Kategori paling darurat dalam hal terintimidasi adalah yang datang dari diri sendiri. Penyebabnya bersumber dari gagalnya keinginan atau rencana yang tidak terrealisir. Kegelisahan tersebut kemudian berkutat dalam fikiran yang akhirnya menyebabkan batin menjadi tertekan. Sumber lain terjadi akibat intimidasi dari orang lain. Barangkali karena tidak berani menghadapi, kemudian merangkai khayalan seakan mampu melakukan pembalasan. Padahal rasa takut tersebut justru membuat kekhawatirannya menjadi-jadi. Hal inilah yang justru semakin membuat dirinya terkungkung dalam suasana kekalutan berkepanjangan. Rangkaian cerita fiktif menegangkan tersebut jika tidak segera dihentikan akibatnya justru terus menerus meneror pada diri sendiri.
Salah satu cara untuk keluar dari keadaan terintimidasi oleh diri sendiri adalah dengan melakukan identifikasi masalah. Jika intimidasi terjadi karena kesalahan yang diperbuat maka jalan keluarnya adalah meminta maaf.

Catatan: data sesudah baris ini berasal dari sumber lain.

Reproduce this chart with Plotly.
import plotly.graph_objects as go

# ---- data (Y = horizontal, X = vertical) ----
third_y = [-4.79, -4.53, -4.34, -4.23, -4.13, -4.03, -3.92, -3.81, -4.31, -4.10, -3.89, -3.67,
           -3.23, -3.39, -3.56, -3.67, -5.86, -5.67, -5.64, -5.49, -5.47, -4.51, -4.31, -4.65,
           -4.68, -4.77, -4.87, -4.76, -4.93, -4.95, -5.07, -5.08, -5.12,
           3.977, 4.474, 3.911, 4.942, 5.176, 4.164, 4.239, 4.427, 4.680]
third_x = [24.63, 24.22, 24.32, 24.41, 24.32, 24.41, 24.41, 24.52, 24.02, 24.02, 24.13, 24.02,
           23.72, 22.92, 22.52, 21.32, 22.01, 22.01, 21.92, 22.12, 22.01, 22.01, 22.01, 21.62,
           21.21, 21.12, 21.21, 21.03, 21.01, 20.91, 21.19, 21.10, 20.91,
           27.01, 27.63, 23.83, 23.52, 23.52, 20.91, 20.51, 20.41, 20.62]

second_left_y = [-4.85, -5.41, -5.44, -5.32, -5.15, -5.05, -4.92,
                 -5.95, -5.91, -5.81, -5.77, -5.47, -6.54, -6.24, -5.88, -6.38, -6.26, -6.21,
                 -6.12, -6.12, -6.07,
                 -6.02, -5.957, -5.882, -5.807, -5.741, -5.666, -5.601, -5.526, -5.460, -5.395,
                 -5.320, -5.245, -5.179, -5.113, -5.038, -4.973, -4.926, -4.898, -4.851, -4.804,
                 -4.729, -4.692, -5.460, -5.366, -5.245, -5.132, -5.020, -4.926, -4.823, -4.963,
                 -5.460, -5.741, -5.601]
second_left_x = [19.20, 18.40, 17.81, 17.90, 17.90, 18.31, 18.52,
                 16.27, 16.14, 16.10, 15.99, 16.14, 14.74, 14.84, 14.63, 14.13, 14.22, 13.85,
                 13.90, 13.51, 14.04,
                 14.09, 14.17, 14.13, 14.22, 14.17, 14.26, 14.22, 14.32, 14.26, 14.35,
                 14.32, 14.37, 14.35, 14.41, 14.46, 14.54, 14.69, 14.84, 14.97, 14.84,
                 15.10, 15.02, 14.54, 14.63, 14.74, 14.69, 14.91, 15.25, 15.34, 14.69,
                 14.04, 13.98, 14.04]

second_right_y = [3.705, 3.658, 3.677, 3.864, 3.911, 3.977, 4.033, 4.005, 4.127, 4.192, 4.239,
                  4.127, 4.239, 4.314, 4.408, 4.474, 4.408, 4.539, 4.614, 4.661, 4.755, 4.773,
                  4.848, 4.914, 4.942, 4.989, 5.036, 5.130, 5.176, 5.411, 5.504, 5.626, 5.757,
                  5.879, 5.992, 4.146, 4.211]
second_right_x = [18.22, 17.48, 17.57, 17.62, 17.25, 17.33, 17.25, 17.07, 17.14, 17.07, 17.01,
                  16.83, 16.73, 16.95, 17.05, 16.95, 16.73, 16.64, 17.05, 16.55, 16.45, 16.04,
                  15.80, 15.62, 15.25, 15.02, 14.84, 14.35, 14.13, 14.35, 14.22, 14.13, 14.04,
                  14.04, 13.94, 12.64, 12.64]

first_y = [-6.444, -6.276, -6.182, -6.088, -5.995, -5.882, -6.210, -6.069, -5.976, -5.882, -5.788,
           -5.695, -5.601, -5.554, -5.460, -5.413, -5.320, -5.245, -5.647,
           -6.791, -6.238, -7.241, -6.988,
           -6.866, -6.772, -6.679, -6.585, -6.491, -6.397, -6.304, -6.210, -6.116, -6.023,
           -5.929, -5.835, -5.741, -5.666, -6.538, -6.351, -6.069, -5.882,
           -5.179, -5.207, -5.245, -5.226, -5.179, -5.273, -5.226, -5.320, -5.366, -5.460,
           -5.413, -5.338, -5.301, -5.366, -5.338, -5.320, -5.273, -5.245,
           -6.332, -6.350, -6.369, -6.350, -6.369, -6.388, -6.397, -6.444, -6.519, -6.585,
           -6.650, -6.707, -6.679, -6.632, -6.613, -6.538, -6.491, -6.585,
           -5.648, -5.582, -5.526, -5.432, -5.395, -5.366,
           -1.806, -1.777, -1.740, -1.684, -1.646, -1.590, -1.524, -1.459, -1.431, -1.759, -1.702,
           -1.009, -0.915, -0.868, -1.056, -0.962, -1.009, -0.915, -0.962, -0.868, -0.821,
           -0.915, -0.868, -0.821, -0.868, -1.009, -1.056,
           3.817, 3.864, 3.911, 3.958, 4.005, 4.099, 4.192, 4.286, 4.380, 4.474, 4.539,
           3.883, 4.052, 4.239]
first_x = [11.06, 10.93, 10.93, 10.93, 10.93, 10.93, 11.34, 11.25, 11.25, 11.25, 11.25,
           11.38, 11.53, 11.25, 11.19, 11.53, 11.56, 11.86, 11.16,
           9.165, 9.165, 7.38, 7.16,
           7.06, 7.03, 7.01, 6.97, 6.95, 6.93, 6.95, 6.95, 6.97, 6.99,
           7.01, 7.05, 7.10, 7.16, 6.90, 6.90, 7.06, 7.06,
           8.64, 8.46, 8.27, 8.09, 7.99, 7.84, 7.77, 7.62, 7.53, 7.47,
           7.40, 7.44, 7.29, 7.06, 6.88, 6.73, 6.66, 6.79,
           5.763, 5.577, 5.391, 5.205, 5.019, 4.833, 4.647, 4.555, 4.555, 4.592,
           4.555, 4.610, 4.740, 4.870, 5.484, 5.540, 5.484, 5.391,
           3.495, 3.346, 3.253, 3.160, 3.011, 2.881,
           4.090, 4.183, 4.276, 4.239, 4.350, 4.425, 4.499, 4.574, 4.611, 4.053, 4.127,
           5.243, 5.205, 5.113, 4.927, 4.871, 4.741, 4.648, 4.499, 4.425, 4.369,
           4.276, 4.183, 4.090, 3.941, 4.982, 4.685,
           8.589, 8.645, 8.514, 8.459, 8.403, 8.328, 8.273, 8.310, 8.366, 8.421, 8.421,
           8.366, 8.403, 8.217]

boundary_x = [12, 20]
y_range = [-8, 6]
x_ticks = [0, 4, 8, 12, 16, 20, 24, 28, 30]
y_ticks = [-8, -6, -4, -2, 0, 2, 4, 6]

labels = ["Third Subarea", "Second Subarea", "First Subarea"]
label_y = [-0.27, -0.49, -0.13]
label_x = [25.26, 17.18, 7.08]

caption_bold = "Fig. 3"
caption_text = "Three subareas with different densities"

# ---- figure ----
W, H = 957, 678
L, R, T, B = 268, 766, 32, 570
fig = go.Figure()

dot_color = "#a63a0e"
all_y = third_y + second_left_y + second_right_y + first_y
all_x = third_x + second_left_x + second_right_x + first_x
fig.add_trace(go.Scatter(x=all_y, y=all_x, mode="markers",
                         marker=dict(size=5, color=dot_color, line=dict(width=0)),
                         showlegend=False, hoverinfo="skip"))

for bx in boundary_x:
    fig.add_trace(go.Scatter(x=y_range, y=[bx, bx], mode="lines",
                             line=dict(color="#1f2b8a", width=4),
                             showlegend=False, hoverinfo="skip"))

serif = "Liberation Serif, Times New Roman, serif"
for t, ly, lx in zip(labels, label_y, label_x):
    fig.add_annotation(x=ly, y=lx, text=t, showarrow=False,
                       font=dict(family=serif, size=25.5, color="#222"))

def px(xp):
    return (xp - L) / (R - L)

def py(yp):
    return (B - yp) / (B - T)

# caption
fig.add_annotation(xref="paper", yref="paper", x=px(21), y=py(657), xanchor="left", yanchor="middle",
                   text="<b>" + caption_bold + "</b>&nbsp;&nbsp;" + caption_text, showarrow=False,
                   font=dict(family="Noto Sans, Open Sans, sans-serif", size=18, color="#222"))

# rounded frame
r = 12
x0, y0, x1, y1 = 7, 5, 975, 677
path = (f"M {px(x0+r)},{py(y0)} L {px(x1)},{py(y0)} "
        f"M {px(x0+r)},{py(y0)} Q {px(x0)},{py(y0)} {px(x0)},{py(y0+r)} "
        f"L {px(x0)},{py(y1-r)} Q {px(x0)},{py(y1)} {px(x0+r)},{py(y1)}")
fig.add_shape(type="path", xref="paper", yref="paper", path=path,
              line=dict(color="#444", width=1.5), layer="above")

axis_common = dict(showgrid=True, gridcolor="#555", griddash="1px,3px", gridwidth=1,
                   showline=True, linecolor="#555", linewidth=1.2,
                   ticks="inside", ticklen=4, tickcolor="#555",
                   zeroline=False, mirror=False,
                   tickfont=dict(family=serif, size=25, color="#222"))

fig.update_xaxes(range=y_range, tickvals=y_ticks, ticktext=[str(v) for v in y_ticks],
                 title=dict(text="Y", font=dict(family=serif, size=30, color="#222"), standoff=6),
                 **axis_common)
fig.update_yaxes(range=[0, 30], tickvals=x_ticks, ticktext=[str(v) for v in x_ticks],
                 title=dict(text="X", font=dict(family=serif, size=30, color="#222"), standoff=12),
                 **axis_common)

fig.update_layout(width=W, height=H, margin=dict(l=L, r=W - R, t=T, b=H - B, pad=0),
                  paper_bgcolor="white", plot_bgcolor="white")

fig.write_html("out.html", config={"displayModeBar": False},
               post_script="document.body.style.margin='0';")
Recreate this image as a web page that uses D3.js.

Sehingga kesalahfahaman segera terklarifikasi dan suasana mereda kembali. Apabila karena melanggar kesepakatan, langkah mengatasinya adalah dengan berkomunikasi dan bernegosiasi. Dengan cara ini diharapkan ditemukan jalan damai. Upaya lain agar keluar dari masalah adalah dengan cara sadar realita. Berfikirlah secara obyektif, jika memang tidak berdaya melawan perbuatan intimidasi, maka hindari dari membuat cerita fiktif yang seakan mampu melawan. Kemudian merangkai khayalan sedemikian rupa dengan mengandalkan keajaiban. Padahal alur cerita rekayasa tersebut merupakan bentuk pengalihan yang irasional dan lari dari kenyataan. Hadapi segala sesuatu secara ksatria dengan mengesampingkan faktor imajinasi. Karena dengan menyimpan khayalan yang dikaitkan dengan perlakuan intimidasi justru akan menambah ketakutan. Di samping itu, jauhi bayangan-bayangan menakutkan yang membuat tekanan intimidasi justru menjadi bertambah parah. Berserah diri dan berdoa memohon perlindungan Tuhan merupakan solusi paling meneduhkan agar dibebaskan dari tekanan akibat perlakuan intimidasi. Dalam suasana terpojok sekalipun tetaplah berbaik sangka, karena setiap orang tidak selalu bersifat buruk tetapi juga memiliki sisi baiknya. Hal ini amat bermanfaat dalam menangkal munculnya reaksi tidak rasional akibat menerima perlakuan intimidasi.